The ‘quadrans vetus’ or ‘old quadrant’ is one of the most ingenious of medieval instruments and it is also extremely rare. The Museum has a single example (accession number F10), dated to around 1300 A.D.

The principal face of the quadrans vetus is used for calculating the time from the altitude of the sun. The apparent position of the sun in the sky is related to time, but it also varies with the time of the year and the latitude of the observer; a sun-based universal time-teller must somehow take account of these variables.

A common horizontal sundial deals with the date variable in the equation by having its ‘style’ or ‘gnomon’ pointed to the celestial pole, so that it is always positioned at right angles to the daily apparent circle made by the sun across the sky, regardless of the time of year. But this means that the horizontal dial can deal with the latitude variable only by standing still; in other words, it will only work in one latitude.



The old quadrant is more subtle. Simply to take the altitude of the sun, the instrument is held in the vertical plane, the pair of sights mounted on one edge trained on the sun, and the position of the plumb line read off the degree scale along the curved rim. However, the desired measurement is not the solar altitude but the time, and for this allowance must be made for both latitude and date. This is done by setting up the instrument so that the noon reading is correct: the scales allow this to be done without observation. Provided the hour lines are correctly drawn, all measurements of time for a particular latitude and date will then follow from observation.


On any day, the sun appears to cross the eastern horizon (altitude zero), rise to a maximum altitude at noon when due south (for an observer in the northern hemisphere), and descend to the western horizon. When the sun is overhead at the equator (on the date of either equinox) this apparent path identifies the celestial equator. With the sun due south (when the angles of latitude and solar altitude are in the same plane) this maximum altitude is simply 90° minus the observer’s latitude (the complement of the latitude). Consequently, at the equinox, the noon position of the plumb line can be found by placing the thread across the value of the complement of the latitude on the degree scale.


However, in its yearly cycle of seasonal change, the sun is sometimes above and sometimes below the equator: the plate sliding in the groove of the quadrans vetus is there to adjust for this. Its centre can be moved to the complement of the latitude (and thus adjusted for latitude) and the thread then set to the angle on the plate equal to the sun’s angle above or below the equator (and thus adjusted for date). Since this is the position for noon, the bead on the thread, which will indicate the time, must then be slid to the noon line on the pattern of arcs in the central area of the quadrant, which are the hour lines. The quadrant’s sights are trained on the sun and the actual time is indicated by the position of the bead among these lines.
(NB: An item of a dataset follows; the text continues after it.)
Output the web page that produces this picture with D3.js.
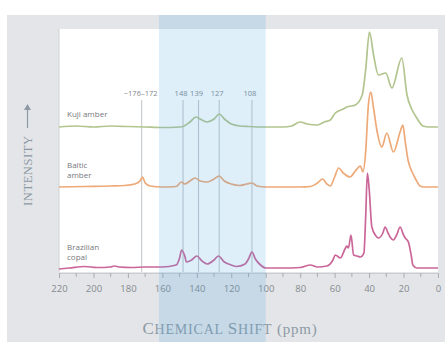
<!DOCTYPE html>
<html>
<head>
<meta charset="utf-8">
<script src="https://cdn.jsdelivr.net/npm/d3@7"></script>
<style>
  body { margin: 0; background: #fff; }
  svg { display: block; }
</style>
</head>
<body>
<div id="chart"></div>
<script>
// x axis (ppm), reversed as in NMR plots
var ppmTicks = [220, 200, 180, 160, 140, 120, 100, 80, 60, 40, 20, 0];
var minorTicks = [210, 190, 170, 150, 130, 110, 90, 70, 50, 30, 10];
var bandRange = [162, 100];
var refShifts = [172, 148, 139, 127, 108];
var refLabels = ["~176\u2013172", "148", "139", "127", "108"];

var sampleNames = [["Kuji amber"], ["Baltic", "amber"], ["Brazilian", "copal"]];
var sampleOffsets = [145, 85, 4];   // stacking offset of each trace (intensity units)

// [ppm, intensity above baseline]
var kuji = [[220,0],[210,1],[200,0],[190,1],[180,0.5],[170,0],[160,-0.5],[150,0],[148,0.5],[144,5],[140.5,10],[137,7],[134,5],[130,8],[127,13],[124,8],[120,3],[115,1],[110,0.5],[100,0],[90,0],[85,1],[80,5],[76,3],[70,2],[66,5],[62.5,7],[59.6,14],[55,18],[53,20],[48,22],[44,32],[42,57],[39.8,95],[37.4,72],[34.6,52],[30.3,54],[26.8,39],[21,69],[18,32],[15,17],[12.3,9],[8.7,1],[5,0],[0,0]];

var baltic = [[220,0],[205,0.5],[190,1],[182,1.5],[176,3],[173,6],[171.5,10],[170,4],[167,1],[160,0],[152,0.5],[149,5],[147,3],[144,6],[141,9],[138,6],[134,5],[130,8],[127,11],[124,6],[120,3],[115,1.5],[111,3],[108,4],[105,1],[100,0],[80,0],[74,0.5],[70,4],[67,8],[64.5,3],[62.5,1],[60,10],[57.7,19],[55,14],[51,10],[48,16],[45,21],[43.6,15],[42,35],[40.5,80],[39,95],[37.5,80],[35.5,57],[32.6,40],[29.7,54],[25.9,35],[22,55],[20.4,62],[19,45],[17.4,27],[15,15],[13.3,9],[10.4,1],[8,0],[0,0]];

var brazil = [[220,-1],[214,0],[205,1.5],[198,0.5],[190,1],[188,2],[185,1],[178,0.5],[170,1],[160,1],[152,3],[150,10],[148.8,18],[147,12],[146,6],[143,8],[140,12],[137,7],[134,4],[130,8],[127.5,12],[124,6],[120,3],[117,1.5],[112,4],[110,9],[108,16],[106,9],[103,3],[100,0],[90,0],[80,0.5],[74,3],[70,1],[64.5,2],[61,8],[59.6,13],[56.7,10],[54,19],[53,22],[52,20],[50.5,33],[49,13],[47,12],[45,11],[43,15],[42,50],[41,95],[40,80],[38.4,41],[36,32],[34.6,30],[32,35],[30.7,41],[29,35],[27.8,31],[25.9,28],[24,33],[22,41],[20,33],[19,30],[17.2,26],[15.5,12],[14.6,3],[12.3,0],[8,0],[0,0]];

var spectra = [kuji, baltic, brazil];
var colors = ["#b2c58f", "#eea978", "#cb6699"];

var width = 445, height = 342;
var plot = { left: 59, right: 438, top: 29, bottom: 272 };

var svg = d3.select("#chart").append("svg")
  .attr("width", width)
  .attr("height", height);

var x = d3.scaleLinear().domain([220, 0]).range([plot.left, plot.right]);
var y = d3.scaleLinear().domain([0, 243]).range([plot.bottom, plot.top]);

// background panel + white plotting area
svg.append("rect")
  .attr("x", 7).attr("y", 15)
  .attr("width", width - 7).attr("height", height - 15)
  .attr("fill", "#e3e5e8");

svg.append("rect")
  .attr("x", plot.left).attr("y", plot.top)
  .attr("width", plot.right - plot.left).attr("height", plot.bottom - plot.top)
  .attr("fill", "#fff");

svg.append("line")
  .attr("x1", plot.left).attr("x2", plot.left)
  .attr("y1", plot.top).attr("y2", plot.bottom)
  .attr("stroke", "#cfd2d6").attr("stroke-width", 1);

// reference lines + labels
svg.selectAll(".ref")
  .data(refShifts)
  .enter().append("line")
  .attr("class", "ref")
  .attr("x1", function(d) { return x(d); })
  .attr("x2", function(d) { return x(d); })
  .attr("y1", 100)
  .attr("y2", plot.bottom)
  .attr("stroke", "#b9bdc2")
  .attr("stroke-width", 0.9);

svg.selectAll(".refLabel")
  .data(refShifts)
  .enter().append("text")
  .attr("class", "refLabel")
  .attr("x", function(d, i) { return i == 0 ? x(d) - 1 : x(d) - 2; })
  .attr("y", 96)
  .attr("text-anchor", "middle")
  .attr("font-family", "Open Sans, sans-serif")
  .attr("font-size", 7.5)
  .attr("fill", "#85888c")
  .text(function(d, i) { return refLabels[i]; });

// spectra
var line = d3.line()
  .x(function(d) { return x(d[0]); })
  .curve(d3.curveMonotoneX);

spectra.forEach(function(s, i) {
  line.y(function(d) { return y(d[1] + sampleOffsets[i]); });
  svg.append("path")
    .datum(s)
    .attr("d", line)
    .attr("fill", "none")
    .attr("stroke", colors[i])
    .attr("stroke-width", 1.7)
    .attr("stroke-linejoin", "round");
});

// trace names
var nameY = [[117], [168, 178], [250, 260]];
sampleNames.forEach(function(lines, i) {
  svg.append("g").selectAll("text")
    .data(lines)
    .enter().append("text")
    .attr("x", 67)
    .attr("y", function(d, j) { return nameY[i][j]; })
    .attr("font-family", "Open Sans, sans-serif")
    .attr("font-size", 8)
    .attr("fill", "#76797d")
    .text(function(d) { return d; });
});

// x axis
var axis = svg.append("g")
  .attr("transform", "translate(0," + (plot.bottom + 1) + ")")
  .call(d3.axisBottom(x).tickValues(ppmTicks).tickSize(5).tickPadding(7));
axis.select(".domain").attr("stroke", "#c9ccd0");
axis.selectAll(".tick line").attr("stroke", "#a9adb2");
axis.selectAll(".tick text")
  .attr("font-family", "Open Sans, sans-serif")
  .attr("font-size", 9.5)
  .attr("fill", "#868a8f");

svg.append("g").selectAll("line")
  .data(minorTicks)
  .enter().append("line")
  .attr("x1", function(d) { return x(d); })
  .attr("x2", function(d) { return x(d); })
  .attr("y1", plot.bottom + 1)
  .attr("y2", plot.bottom + 5)
  .attr("stroke", "#a9adb2");

// axis titles
var xt = svg.append("text")
  .attr("x", 230)
  .attr("y", 334)
  .attr("text-anchor", "middle")
  .attr("font-family", "Liberation Serif, serif")
  .attr("letter-spacing", 0.8)
  .attr("fill", "#8d9aa5");
xt.append("tspan").attr("font-size", 17).text("C");
xt.append("tspan").attr("font-size", 14).text("HEMICAL ");
xt.append("tspan").attr("font-size", 17).text("S");
xt.append("tspan").attr("font-size", 14).text("HIFT");
xt.append("tspan").attr("font-size", 15).text(" (ppm)");

var yt = svg.append("g").attr("transform", "translate(32,206) rotate(-90)");
yt.append("text")
  .attr("x", 0).attr("y", 0)
  .attr("font-family", "Liberation Serif, serif")
  .attr("font-size", 12.5)
  .attr("letter-spacing", 0.6)
  .attr("fill", "#8d9aa5")
  .text("INTENSITY");
yt.append("line")
  .attr("x1", 78).attr("x2", 101)
  .attr("y1", -4.5).attr("y2", -4.5)
  .attr("stroke", "#8d9aa5").attr("stroke-width", 1.2);
yt.append("path")
  .attr("d", "M96,-8 L102,-4.5 L96,-1 Z")
  .attr("fill", "#8d9aa5");

// highlighted chemical shift band (drawn over everything)
svg.append("rect")
  .attr("x", x(bandRange[0]))
  .attr("y", 15)
  .attr("width", x(bandRange[1]) - x(bandRange[0]))
  .attr("height", height - 15)
  .attr("fill", "#4aa6e4")
  .attr("fill-opacity", 0.18);
</script>
</body>
</html>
One further complication concerns the hour lines themselves. The time they yield is in the old system of ‘unequal hours’, where the day-time was divided into twelve hours, with zero at sunrise, six at noon and twelve at sunset. The length of an hour therefore varied throughout the year and, except at the equinoxes, daytime and night-time hours were different.




We tend to assume that life was simpler and less sophisticated in former times. The old quadrant, however, demonstrates that medieval time-telling was certainly much more challenging than its modern counterpart, and in so doing may well provide us with good reasons to reconsider this and similar assumptions.